In a world of mandatory minimums and unjust sentencing laws, many law students are feeling the call to a career in criminal defense. According to a Galveston criminal defense attorney, “The United States has the highest rate of imprisonment in the world.” Certainly, the market is starved for good defense attorneys, and a career in this field can be highly rewarding. Everybody wants to be Matlock or Atticus Finch – the noble warrior fighting the good fight and seeking justice for the innocent victim of circumstances. But the reality of a criminal defense career is quite different. Here are a few things you need to be aware of before deciding on your course of study.
State and Federal Criminal Defense Representation is Different
A key factor to understand if a person is contemplating becoming a criminal defense attorney is the difference between federal and state criminal prosecutions. Some experienced criminal defense lawyers would suggest that the federal system is more formal, more restrictive.

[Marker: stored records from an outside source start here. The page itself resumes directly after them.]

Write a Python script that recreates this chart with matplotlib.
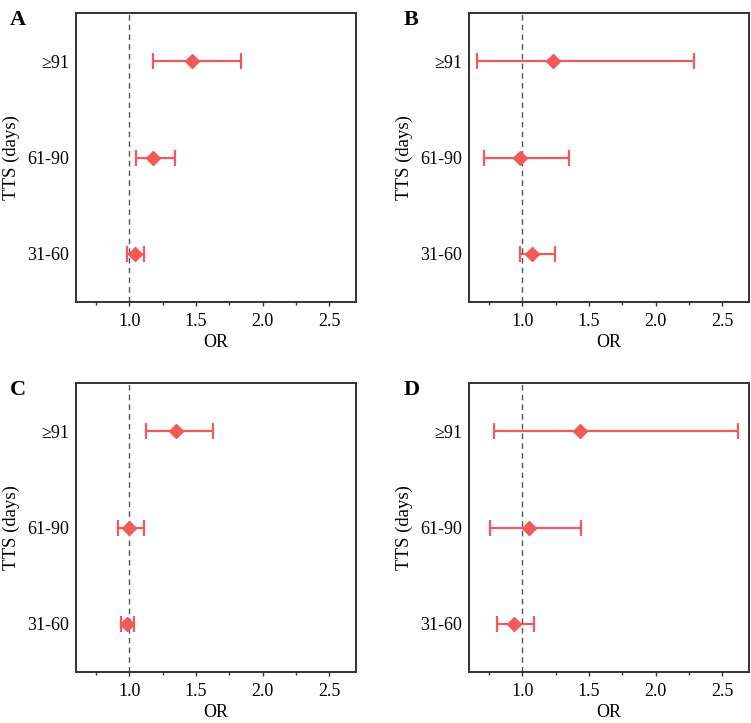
import numpy as np
import matplotlib
matplotlib.use('Agg')
import matplotlib.pyplot as plt
from matplotlib.ticker import MultipleLocator

plt.rcParams['font.family'] = ['Liberation Serif', 'DejaVu Serif']

groups = ['31-60', '61-90', '≥91']
panels = ['A', 'B', 'C', 'D']

# odds ratio with lower / upper CI, ordered as groups
or_a = [1.04, 1.18, 1.467]
lo_a = [0.98, 1.05, 1.175]
hi_a = [1.108, 1.344, 1.84]

or_b = [1.07, 0.98, 1.227]
lo_b = [0.983, 0.716, 0.66]
hi_b = [1.242, 1.349, 2.29]

or_c = [0.98, 1.0, 1.349]
lo_c = [0.938, 0.913, 1.127]
hi_c = [1.032, 1.112, 1.624]

or_d = [0.94, 1.052, 1.429]
lo_d = [0.808, 0.755, 0.785]
hi_d = [1.087, 1.44, 2.62]

data = [(or_a, lo_a, hi_a), (or_b, lo_b, hi_b), (or_c, lo_c, hi_c), (or_d, lo_d, hi_d)]

color = '#F25A5A'

fig = plt.figure(figsize=(7.51, 7.23), dpi=100)
W, H = 751, 723
boxes = [(76, 13), (469, 13), (76, 383), (469, 383)]
aw, ah = 280, 289

for (x0, y0), letter, (ors, los, his) in zip(boxes, panels, data):
    ax = fig.add_axes([x0 / W, 1 - (y0 + ah) / H, aw / W, ah / H])
    y = np.arange(1, len(groups) + 1)
    ors = np.array(ors)
    err = [ors - np.array(los), np.array(his) - ors]
    ax.errorbar(ors, y, xerr=err, fmt='D', color=color, ecolor=color,
                markersize=7.5, elinewidth=1.6, capsize=5.5, capthick=1.6)
    ax.axvline(1.0, color='#555555', linestyle='--', linewidth=1, dashes=(4, 3))

    ax.set_xlim(0.6, 2.7)
    ax.set_ylim(0.5, 3.5)
    ax.set_yticks(y)
    ax.set_yticklabels(groups)
    ax.xaxis.set_minor_locator(MultipleLocator(0.25))
    ax.set_xticks([1.0, 1.5, 2.0, 2.5])
    ax.set_xticklabels(['1.0', '1.5', '2.0', '2.5'])
    ax.tick_params(axis='x', which='major', length=3, width=1, labelsize=13, pad=5, color='#333333')
    ax.tick_params(axis='x', which='minor', length=2.5, width=1, color='#333333')
    ax.tick_params(axis='y', length=0, labelsize=13, pad=5)
    for s in ax.spines.values():
        s.set_linewidth(1.4)
        s.set_color('#333333')

    ax.set_xlabel('OR', fontsize=13, labelpad=3)
    ax.set_ylabel('TTS (days)', fontsize=13.5, labelpad=5)
    ax.text(-0.235, 1.01, letter, transform=ax.transAxes, fontsize=16,
            fontweight='bold', va='top', ha='left')

fig.savefig('out.png', dpi=100)
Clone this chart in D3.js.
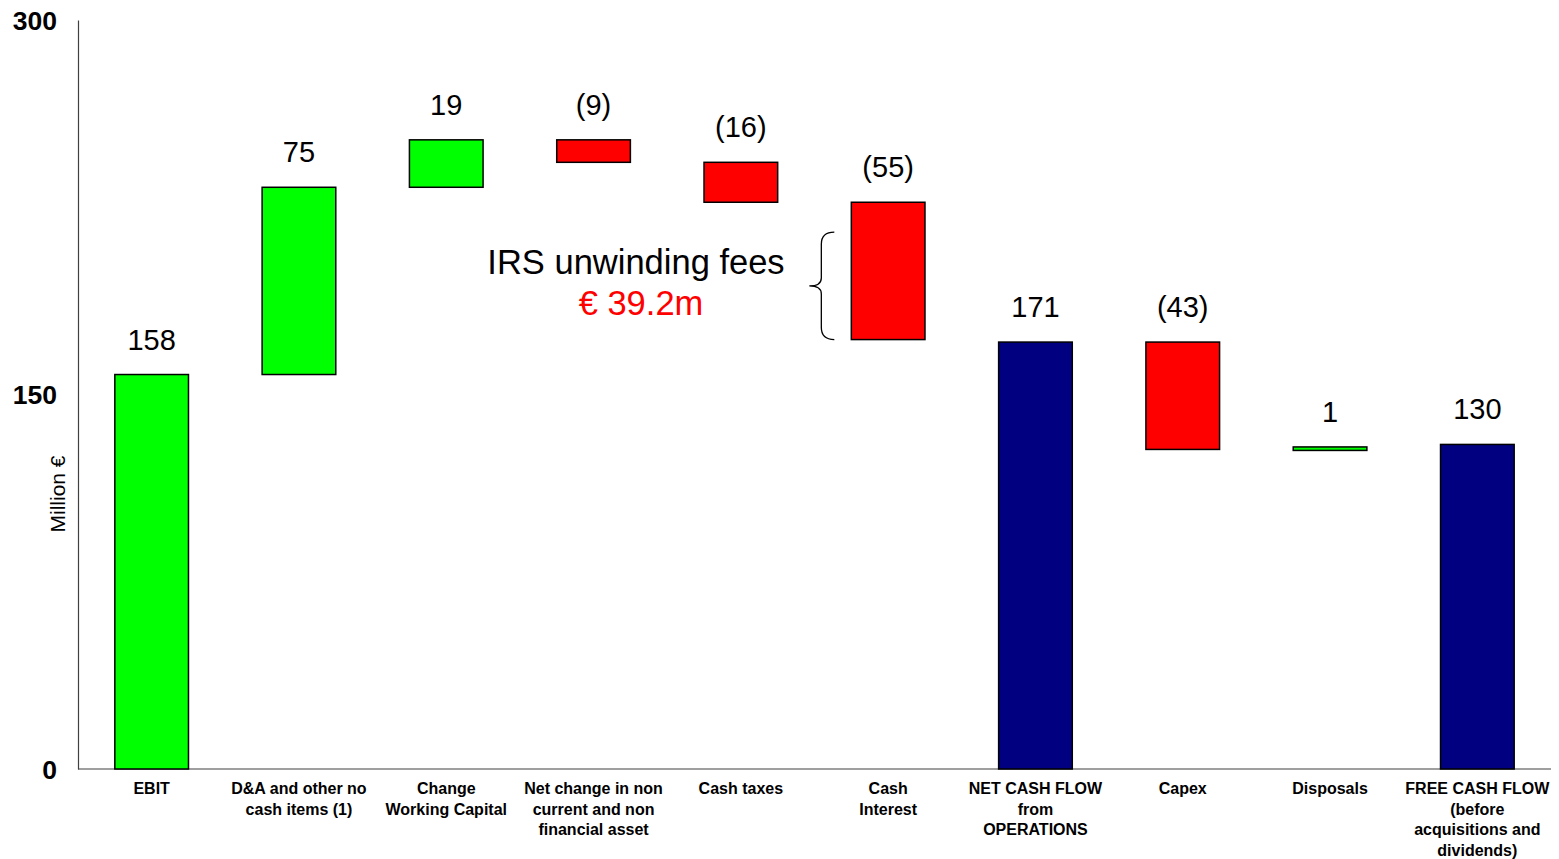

Many criminal defense lawyers practice in both federal and state court. However, there are others who elect to focus their practices in one system or another.
It’s Not All About Trials
The vast majority of criminal cases never end up in trials. Trials look very exciting on television and in films. However, in “real life,” well over 90 percent of criminal prosecutions are resolved through plea agreements. In fact, this is usually the best-case scenario for your client.
With this in mind, a person contemplating becoming a criminal defense lawyer needs to understand the importance of being effective at negotiating. Although being able to perform in court is vital, having strong negotiating skills is crucial as well.
Get Experience Before Putting Out a Shingle
Many people consider becoming criminal defense lawyers with the idea of starting their own practices. Starting a practice can be exciting and rewarding, but you are entering an extremely competitive market. Thus, it is crucial for a person serious about becoming a skilled criminal defense lawyer to gain experience before ever thinking of heading out into practice on his or her own.
A great starting point for a criminal defense attorney is in a prosecutor’s office. This can be on either the state or federal level. Keep in mind, larger municipalities also have prosecutors as well.
Most Cases are Not Crusades for Justice
Most criminal defendants are guilty. They may not be guilty as charged, however. Prosecutors have a tendency to overcharge in order to leave room to negotiate a plea settlement. There is something morally upright about protecting clients against overzealous prosecution and the dangers of mandatory minimum sentencing laws, but be aware that your clients will almost certainly be guilty. The career will not be an exercise in fighting great crusades on behalf of innocent people wrongly charged with crimes.
Long Hours and Not the Best Pay
Lawyers always make great money, right? Not necessarily. Particularly when a person starts in the field of criminal defense, he or she can face long hours at work and compensation that doesn’t compare with what attorneys in other areas of the law may be earning. Over time, and as a person establishes a reputation, financial remuneration will increase, however.
A career in criminal defense can be highly rewarding, but you need to be in love with the idea of being underappreciated, working long hours for guilty clients. Too many law students fall in love with the idea of criminal defense but not the reality. I don’t want to scare you away entirely, but I also don’t want you going into a career that you hate.